Warm Beet Salad with Horseradish & Buttermilk Dressing


Original recipe here. Veganised version below!

4 large beets
3-4 tbsp of safflower oil
salt and pepper

Heat your oven to 400 F. Peel the beets, remove the gross bits and chop into bite-sized pieces. Place in a large bowl and toss with the oil and salt and pepper. Spread the beets in a large pyrex dish or baking pan and cook for 30 mins. Cover and cook for another 30 mins, till tender and caramelised.

1/4 c plain soy milk
1/2 tbsp apple cider vinegar
1/2 tbsp lemon juice

This is your veganized “buttermilk”: mix together and let it sit (curdle) for 10 mins.
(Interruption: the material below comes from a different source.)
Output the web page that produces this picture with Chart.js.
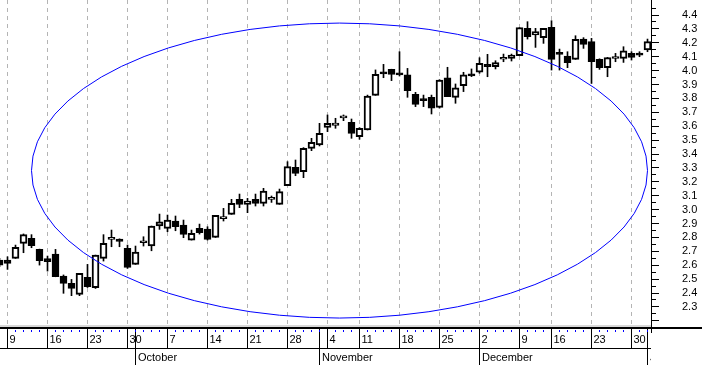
<!DOCTYPE html>
<html>
<head>
<meta charset="utf-8">
<script src="https://cdn.jsdelivr.net/npm/chart.js@4.4.0/dist/chart.umd.min.js"></script>
<style>
  html, body { margin: 0; padding: 0; background: #fff; }
</style>
</head>
<body>
<canvas id="graficoVelas" width="702" height="365"></canvas>
<script>
// trading days (one candle each)
const dates = [
  '2002-09-06',
  '2002-09-09', '2002-09-10', '2002-09-11', '2002-09-12', '2002-09-13',
  '2002-09-16', '2002-09-17', '2002-09-18', '2002-09-19', '2002-09-20',
  '2002-09-23', '2002-09-24', '2002-09-25', '2002-09-26', '2002-09-27',
  '2002-09-30', '2002-10-01', '2002-10-02', '2002-10-03', '2002-10-04',
  '2002-10-07', '2002-10-08', '2002-10-09', '2002-10-10', '2002-10-11',
  '2002-10-14', '2002-10-15', '2002-10-16', '2002-10-17', '2002-10-18',
  '2002-10-21', '2002-10-22', '2002-10-23', '2002-10-24', '2002-10-25',
  '2002-10-28', '2002-10-29', '2002-10-30', '2002-10-31', '2002-11-01',
  '2002-11-04', '2002-11-05', '2002-11-06', '2002-11-07',
  '2002-11-11', '2002-11-12', '2002-11-13', '2002-11-14', '2002-11-15',
  '2002-11-18', '2002-11-19', '2002-11-20', '2002-11-21', '2002-11-22',
  '2002-11-25', '2002-11-26', '2002-11-27', '2002-11-28', '2002-11-29',
  '2002-12-02', '2002-12-03', '2002-12-04', '2002-12-05', '2002-12-06',
  '2002-12-09', '2002-12-10', '2002-12-11', '2002-12-12',
  '2002-12-16', '2002-12-17', '2002-12-18', '2002-12-19', '2002-12-20',
  '2002-12-23', '2002-12-24', '2002-12-25', '2002-12-26', '2002-12-27',
  '2002-12-30', '2002-12-31',
  '2003-01-02'
];

const open = [
  2.637, 2.637, 2.649, 2.757, 2.793, 2.714, 2.647, 2.681, 2.522, 2.469, 2.390,
  2.513, 2.438, 2.649, 2.786, 2.788, 2.721, 2.606, 2.762, 2.738, 2.882,
  2.865, 2.918, 2.889, 2.781, 2.865, 2.860, 2.800, 2.935, 2.966, 3.074,
  3.038, 3.074, 3.045, 3.074, 3.038, 3.172, 3.304, 3.273, 3.441, 3.465,
  3.592, 3.606, 3.660, 3.628, 3.525, 3.573, 3.822, 3.988, 4.009, 3.981,
  3.969, 3.829, 3.786, 3.808, 3.736, 3.949, 3.808, 3.892, 3.976, 3.988,
  4.045, 4.028, 4.082, 4.088, 4.107, 4.304, 4.256, 4.237, 4.311, 4.124,
  4.105, 4.081, 4.227, 4.208, 4.081, 4.021, 4.087, 4.088, 4.124, 4.124, 4.148
];
const high = [
  2.650, 2.661, 2.745, 2.825, 2.820, 2.716, 2.666, 2.714, 2.530, 2.498, 2.541,
  2.606, 2.673, 2.820, 2.853, 2.790, 2.745, 2.738, 2.805, 2.882, 2.968,
  2.961, 2.954, 2.925, 2.853, 2.896, 2.877, 2.959, 3.009, 3.074, 3.112,
  3.081, 3.112, 3.153, 3.098, 3.148, 3.345, 3.357, 3.446, 3.513, 3.621,
  3.681, 3.657, 3.681, 3.652, 3.590, 3.824, 4.005, 4.045, 4.010, 4.136,
  4.016, 3.844, 3.824, 3.824, 3.935, 4.024, 3.904, 3.988, 4.012, 4.093,
  4.117, 4.071, 4.119, 4.119, 4.309, 4.352, 4.304, 4.304, 4.359, 4.155,
  4.136, 4.251, 4.237, 4.232, 4.085, 4.095, 4.124, 4.172, 4.136, 4.136, 4.227
];
const low = [
  2.590, 2.570, 2.649, 2.690, 2.726, 2.601, 2.558, 2.517, 2.398, 2.381, 2.381,
  2.440, 2.433, 2.630, 2.733, 2.733, 2.577, 2.606, 2.738, 2.704, 2.858,
  2.841, 2.848, 2.798, 2.781, 2.824, 2.781, 2.800, 2.918, 2.966, 3.014,
  2.978, 3.026, 3.026, 3.052, 3.038, 3.172, 3.244, 3.230, 3.424, 3.458,
  3.561, 3.585, 3.640, 3.513, 3.506, 3.573, 3.822, 3.949, 3.928, 3.961,
  3.808, 3.741, 3.741, 3.688, 3.730, 3.813, 3.765, 3.849, 3.957, 3.981,
  3.956, 4.012, 4.064, 4.069, 4.107, 4.227, 4.167, 4.196, 4.004, 4.004,
  4.021, 4.081, 4.160, 3.908, 4.009, 3.956, 4.064, 4.059, 4.076, 4.100, 4.136
];
const close = [
  2.600, 2.613, 2.728, 2.820, 2.740, 2.633, 2.625, 2.517, 2.469, 2.433, 2.541,
  2.446, 2.673, 2.757, 2.786, 2.772, 2.585, 2.695, 2.762, 2.882, 2.913,
  2.925, 2.877, 2.822, 2.829, 2.834, 2.786, 2.959, 2.937, 3.045, 3.038,
  3.062, 3.045, 3.134, 3.078, 3.129, 3.309, 3.261, 3.441, 3.484, 3.549,
  3.621, 3.623, 3.662, 3.549, 3.585, 3.817, 3.973, 3.976, 3.973, 3.969,
  3.856, 3.757, 3.784, 3.729, 3.932, 3.813, 3.877, 3.969, 3.961, 4.052,
  4.028, 4.057, 4.084, 4.112, 4.309, 4.244, 4.280, 4.304, 4.081, 4.117,
  4.057, 4.225, 4.189, 4.064, 4.021, 4.093, 4.089, 4.143, 4.095, 4.112, 4.208
];

const yTicks = [2.2, 2.3, 2.4, 2.5, 2.6, 2.7, 2.8, 2.9, 3.0, 3.1, 3.2, 3.3,
  3.4, 3.5, 3.6, 3.7, 3.8, 3.9, 4.0, 4.1, 4.2, 4.3, 4.4];
const monthStarts = ['2002-10-01', '2002-11-01', '2002-12-02', '2003-01-02'];
const monthNames = ['October', 'November', 'December', 'January'];

// hand drawn ellipse, in data units (candle index, price)
const ellipse = { cx: 42.5, cy: 3.281, rx: 38.5, ry: 1.061 };

const weekday = (s) => new Date(s + 'T12:00:00').getDay();
const weekStarts = dates
  .map((d, k) => k)
  .filter((k) => k > 0 && weekday(dates[k]) < weekday(dates[k - 1]));
const monthIdx = monthStarts.map((d) => dates.indexOf(d));

Chart.defaults.font.family = "'Liberation Sans', Arial, sans-serif";
Chart.defaults.font.size = 11;
Chart.defaults.color = "#000";

const ellipsePlugin = {
  id: "ellipse",
  afterDatasetsDraw(chart) {
    const { ctx, chartArea: a, scales: { x, y } } = chart;
    const cx = x.getPixelForValue(ellipse.cx);
    const cy = y.getPixelForValue(ellipse.cy);
    const rx = Math.abs(x.getPixelForValue(ellipse.cx + ellipse.rx) - cx);
    const ry = Math.abs(y.getPixelForValue(ellipse.cy + ellipse.ry) - cy);
    ctx.save();
    ctx.beginPath();
    ctx.rect(a.left, a.top, a.width, a.height);
    ctx.clip();
    ctx.beginPath();
    ctx.ellipse(cx, cy, rx, ry, 0, 0, Math.PI * 2);
    ctx.strokeStyle = "#0000ff";
    ctx.lineWidth = 1;
    ctx.stroke();
    ctx.restore();
  },
};

// the two-row date axis (day row + month row) and minor price ticks
const dateRowsPlugin = {
  id: "dateRows",
  afterDraw(chart) {
    const { ctx, chartArea: a, scales: { x, y } } = chart;
    const b = a.bottom;
    const px = (k) => Math.floor(x.getPixelForValue(k));
    ctx.save();
    ctx.fillStyle = "#d8d8d8";
    ctx.fillRect(0, b, a.right, 2);
    ctx.fillStyle = "#000";
    ctx.fillRect(0, b + 2, chart.width, 2);
    ctx.fillRect(0, b + 23, a.right, 1);
    ctx.fillRect(a.right, b, 1, 8);

    weekStarts.forEach((k) => ctx.fillRect(px(k), b + 4, 1, 19));
    monthIdx.forEach((k) => ctx.fillRect(px(k), b + 4, 1, 36));

    ctx.fillStyle = "#0000ff";
    dates.forEach((d, k) => {
      if (k > 0 && !weekStarts.includes(k)) ctx.fillRect(px(k), b + 5, 1, 2);
    });

    // minor ticks on price axis
    ctx.fillStyle = "#000";
    yTicks.forEach((v) => {
      const py = Math.floor(y.getPixelForValue(v + 0.05));
      if (py >= a.top) ctx.fillRect(a.right, py, 5, 1);
    });

    ctx.beginPath();
    ctx.rect(0, b, a.right, 40);
    ctx.clip();
    ctx.font = "11px 'Liberation Sans', Arial, sans-serif";
    ctx.textAlign = "left";
    ctx.textBaseline = "alphabetic";
    monthIdx.forEach((k, i) => ctx.fillText(monthNames[i], px(k) + 3, b + 36));
    ctx.restore();
  },
};

const graficoVelas = new Chart(document.getElementById("graficoVelas"), {
  type: "bar",
  data: {
    datasets: [
      {
        label: "Cuerpo",
        data: dates.map((d, k) => ({ x: k, y: [open[k], close[k]] })),
        backgroundColor: (c) =>
          c.dataIndex === undefined || close[c.dataIndex] >= open[c.dataIndex] ? "#fff" : "#000",
        borderColor: "#000",
        borderWidth: 2,
        borderSkipped: false,
        barThickness: 7,
        minBarLength: 2,
        grouped: false,
        order: 0,
      },
      {
        label: "Rango",
        data: dates.map((d, k) => ({ x: k, y: [low[k], high[k]] })),
        backgroundColor: "#000",
        borderWidth: 0,
        barThickness: 1,
        grouped: false,
        order: 1,
      },
    ],
  },
  options: {
    responsive: false,
    animation: false,
    events: [],
    plugins: {
      legend: { display: false },
      tooltip: { enabled: false },
    },
    scales: {
      x: {
        type: "linear",
        offset: false,
        min: 0.0625,
        max: 81.4375,
        afterBuildTicks: (s) => {
          s.ticks = weekStarts.map((k) => ({ value: k }));
        },
        afterFit: (s) => {
          s.height = 40;
          s.paddingLeft = 0;
          s.paddingRight = 0;
        },
        ticks: {
          autoSkip: false,
          maxRotation: 0,
          align: "start",
          labelOffset: 2,
          padding: 8,
          callback: (v) => String(Number(dates[v].slice(8))),
        },
        grid: {
          offset: false,
          drawTicks: false,
          color: "#b4b4b4",
          borderDash: [4, 4],
        },
        border: { display: false, dash: [4, 4] },
      },
      y: {
        position: "right",
        min: 2.17,
        max: 4.508,
        afterBuildTicks: (s) => {
          s.ticks = yTicks.map((v) => ({ value: v }));
        },
        afterFit: (s) => {
          s.width = 51;
          s.paddingTop = 0;
          s.paddingBottom = 0;
        },
        ticks: {
          autoSkip: false,
          padding: 23,
          callback: (v) => (v < 2.25 ? "" : v.toFixed(1)),
        },
        grid: {
          drawOnChartArea: false,
          tickLength: 8,
          tickColor: "#000",
        },
        border: { display: true, color: "#000" },
      },
    },
  },
  plugins: [ellipsePlugin, dateRowsPlugin],
});
</script>
</body>
</html>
Then add the following ingredients and whisk well:

1/8 c tofutti vegan sour cream
1/8 c plain soy yoghurt
1 tbsp horseradish (if you love this stuff, add more)
1 tbsp dijon mustard
1/2 tbsp red wine vinegar
1 clove of garlic, minced
salt and pepper

* i have halved the ingredients for the dressing here: the original recipes produces TONS and you probably don’t need so much, depending on how many people you’re feeding, or how much you like to drown your salad in mayonnaise.

Refrigerate for 30-60 mins so the flavours soak each other up.

Plate a bunch of mixed greens, top with the warm beets and some diced avocado and top with the dressing. Probably  really nice with some high quality nut cheese. I served this with Dijon Rosemary Faux-Chicken.